La morte è il sottotesto di A un metro da te, è una possibilità sempre in agguato nelle vite dei due protagonisti, che la guardano in faccia tutti i giorni. A tal riguardo Stella ha una crescita personale impressionante: ella comprende la vacuità delle sue manie di controllo legate alla terapia, comprende, cioè, che non deve vivere per curarsi, ma curarsi per vivere, annullando, in un certo senso, il timore costante della morte. Da un punto di vista stilistico, A un metro da te è un film che si indirizza ad un target adolescenziale. I personaggi, pur provati dalla malattia, sono adolescenti in tutte le sfaccettature della loro età: hanno problemi di adolescenti, modi di fare di adolescenti, frivolezze di adolescenti.

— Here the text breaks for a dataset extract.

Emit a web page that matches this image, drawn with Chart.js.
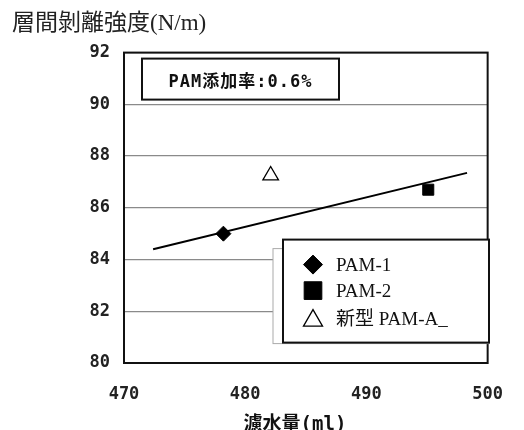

Il film è banale nel suo percorrere una strada già battuta da pellicole simili, nel riproporre trame e sviluppi già visti altrove come lo schema morte improvvisa di un personaggio importante – rabbia repressa che esplode in seguito all’evento luttuoso – nuova consapevolezza e nuovo atteggiamento dei protagonisti. La pellicola inventa pochissimo all’interno di un genere che si sta consolidando, quello dei drammi sentimentali e adolescenziali che avvengono al chiuso degli ospedali o all’ombra della malattia. L’unico tratto originale di A un metro da te è il suo finale sospeso, aperto, che non chiarisce il destino immediato di uno dei protagonisti, lasciando scegliere allo spettatore la fine che più gli piace.